As plans develop for the refurbishment and extension of the Arts and Crafts Centre and the design of the Fusiliers' Museum that will be housed there plans are also being made for the removal of the Lutyens Memorial to Sparrow Park.
The layout of the park is likely to be redesigned to accommodate the memorial which is a rather fine example of Edwin Lutyens work and is Grade 2 listed.
The wall of the Arts and Crafts Centre which faces onto the park will be refurbished with the 10,000 bricks that are currently for sale to the public and will create a handsome backdrop to the memorial, enhancing this aspect of the Cultural Quarter.
This will not be the first time that the memorial has been moved. When it was unveiled in 1922, Wellington Barracks was a much larger site than it is today and the original location of the structure would now be somewhere in the middle of Bolton Road. It was resited in the early 60s when the scale of the barrack's buildings was very much reduced.
The design of the memorial centres on a Portland stone obelisk which sits on an octagonal granite block, inscribed with the words: "To the Lancashire Fusiliers their deeds and sacrifices for King and country".
The Colours to left and right are in enamelled stone and at the top of the obelisk is a sculpted wreath and crest and the words Omnia Audax.

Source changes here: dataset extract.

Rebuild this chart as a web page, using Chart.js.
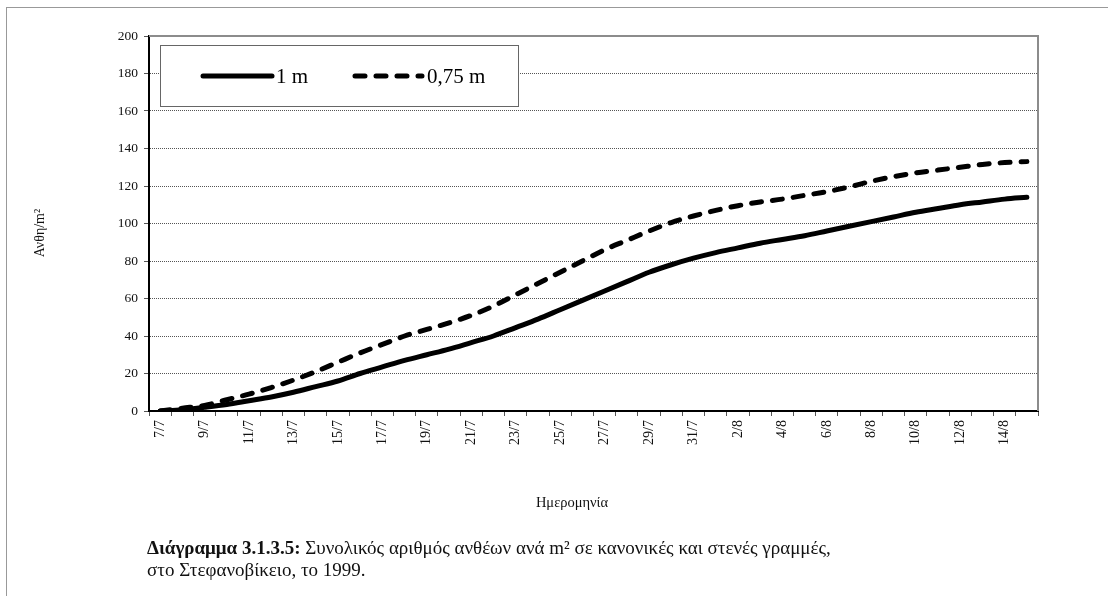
<!DOCTYPE html>
<html lang="el">
<head>
<meta charset="UTF-8">
<title>Διάγραμμα 3.1.3.5</title>
<script src="https://cdn.jsdelivr.net/npm/chart.js"></script>
<style>
  body { margin: 0; background: #fff; overflow: hidden; }
  #frame { position: absolute; left: 6px; top: 7px; width: 1110px; height: 700px;
           border-left: 1px solid #999; border-top: 1px solid #999; }
  #chart { position: absolute; left: 0; top: 0; }
  #caption { position: absolute; left: 147px; top: 537px; color: #111;
             font-family: "Liberation Serif", serif; font-size: 19px; line-height: 22px; }
</style>
</head>
<body>
<div id="frame"></div>
<canvas id="chart" width="1108" height="596"></canvas>
<div id="caption"><b>Διάγραμμα 3.1.3.5:</b> Συνολικός αριθμός ανθέων ανά m² σε κανονικές και στενές γραμμές,<br>στο Στεφανοβίκειο, το 1999.</div>

<script>
// daily dates 7/7 .. 15/8
const dates = ['7/7','8/7','9/7','10/7','11/7','12/7','13/7','14/7','15/7','16/7',
               '17/7','18/7','19/7','20/7','21/7','22/7','23/7','24/7','25/7','26/7',
               '27/7','28/7','29/7','30/7','31/7','1/8','2/8','3/8','4/8','5/8',
               '6/8','7/8','8/8','9/8','10/8','11/8','12/8','13/8','14/8','15/8'];

// only every other date is labelled on the axis
const shownDates = ['7/7','9/7','11/7','13/7','15/7','17/7','19/7','21/7','23/7','25/7',
                    '27/7','29/7','31/7','2/8','4/8','6/8','8/8','10/8','12/8','14/8'];

// flowers per m2, row spacing 1 m
const rows1m = [0, 0.7, 2, 3.5, 5.5, 7.5, 10, 13, 16, 20,
                23.5, 27, 30, 33, 36.5, 40, 44.5, 49, 54, 59,
                64, 69, 74, 78, 81.5, 84.5, 87, 89.5, 91.5, 93.5,
                96, 98.5, 101, 103.5, 106, 108, 110, 111.5, 113, 114];

// flowers per m2, row spacing 0,75 m
const rows075m = [0, 1.5, 3, 6, 9, 12.5, 16.5, 21, 26, 31,
                  35.5, 40, 43.5, 47, 51, 56, 62, 68, 74, 80,
                  86, 91, 96, 100.5, 104, 107, 109.5, 111.5, 113, 115,
                  117, 119.5, 122.5, 125, 127, 128.5, 130, 131.5, 132.5, 133];

const yTicks = [0, 20, 40, 60, 80, 100, 120, 140, 160, 180, 200];

const serif = '"Liberation Serif", serif';
const dash = [10, 11];

// plot frame, axis titles and the boxed legend
const extras = {
  id: 'extras',
  beforeDatasetsDraw(chart) {
    const { ctx, chartArea: a } = chart;
    ctx.save();
    ctx.strokeStyle = '#8c8c8c';
    ctx.lineWidth = 2;
    ctx.beginPath();
    ctx.moveTo(a.left, a.top);
    ctx.lineTo(a.right, a.top);
    ctx.lineTo(a.right, a.bottom);
    ctx.stroke();
    ctx.restore();
  },
  afterDraw(chart) {
    const { ctx, chartArea: a } = chart;
    ctx.save();
    ctx.fillStyle = '#111';

    // axis titles
    ctx.font = '14px ' + serif;
    ctx.textAlign = 'center';
    ctx.textBaseline = 'middle';
    ctx.save();
    ctx.translate(40, 233);
    ctx.rotate(-Math.PI / 2);
    ctx.fillText('Ανθη/m²', 0, 0);
    ctx.restore();
    ctx.font = '14.5px ' + serif;
    ctx.fillText('Ημερομηνία', 572, 503);

    // legend box
    const bx = a.left + 11.5, by = a.top + 9.5;
    ctx.fillStyle = '#fff';
    ctx.fillRect(bx, by, 358, 61);
    ctx.strokeStyle = '#666';
    ctx.lineWidth = 1;
    ctx.strokeRect(bx, by, 358, 61);

    const ly = by + 30.5;
    ctx.strokeStyle = '#000';
    ctx.lineWidth = 5;
    ctx.lineCap = 'round';
    ctx.beginPath();
    ctx.moveTo(203, ly); ctx.lineTo(272, ly);
    ctx.stroke();
    ctx.setLineDash(dash);
    ctx.beginPath();
    ctx.moveTo(355, ly); ctx.lineTo(422, ly);
    ctx.stroke();
    ctx.setLineDash([]);

    ctx.fillStyle = '#000';
    ctx.font = '21px ' + serif;
    ctx.textAlign = 'left';
    ctx.fillText(chart.data.datasets[0].label, 276, ly + 1);
    ctx.fillText(chart.data.datasets[1].label, 427, ly + 1);
    ctx.restore();
  }
};

new Chart(document.getElementById('chart'), {
  type: 'line',
  data: {
    labels: dates,
    datasets: [
      {
        label: '1 m',
        data: rows1m,
        borderColor: '#000',
        borderWidth: 5,
        borderCapStyle: 'round',
        pointRadius: 0,
        cubicInterpolationMode: 'monotone',
        fill: false
      },
      {
        label: '0,75 m',
        data: rows075m,
        borderColor: '#000',
        borderWidth: 5,
        borderDash: dash,
        borderCapStyle: 'round',
        pointRadius: 0,
        cubicInterpolationMode: 'monotone',
        fill: false
      }
    ]
  },
  options: {
    responsive: false,
    animation: false,
    layout: { padding: { left: 0, top: 36, right: 70, bottom: 125 } },
    plugins: { legend: { display: false }, tooltip: { enabled: false } },
    scales: {
      x: {
        offset: true,
        grid: { offset: true, drawOnChartArea: false, tickLength: 5, color: '#555' },
        border: { color: '#000', width: 2 },
        ticks: {
          autoSkip: false,
          minRotation: 90,
          maxRotation: 90,
          padding: 4,
          color: '#111',
          font: { family: serif, size: 14 },
          callback: (v, i) => shownDates.includes(dates[i]) ? dates[i] : ''
        },
        afterFit: s => { s.height = 60; }
      },
      y: {
        min: 0,
        max: 200,
        afterBuildTicks: s => { s.ticks = yTicks.map(v => ({ value: v })); },
        grid: { color: '#555', tickLength: 5 },
        border: { color: '#000', width: 2, dash: [1, 1] },
        ticks: { padding: 6, color: '#111', font: { family: serif, size: 13.5 } },
        afterFit: s => { s.width = 149; }
      }
    }
  },
  plugins: [extras]
});
</script>
</body>
</html>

The sculptor Sir Edwin Landseer Lutyens RA was also the designer of the Cenotaph in Whitehall and of the magnificent memorial at Thiepval in the Somme, where the names of 72,000 British soldiers, who died in the front line, are inscribed.
The difference with his more modest effort in Bury is that he waived his fee as both his father and his uncle served in the regiment.
Lutyens' uncle Major Engelbert Lutyens was orderly officer to Napoleon, when the Lancashire Fusiliers famously guarded him in his exile on the island of St Helena.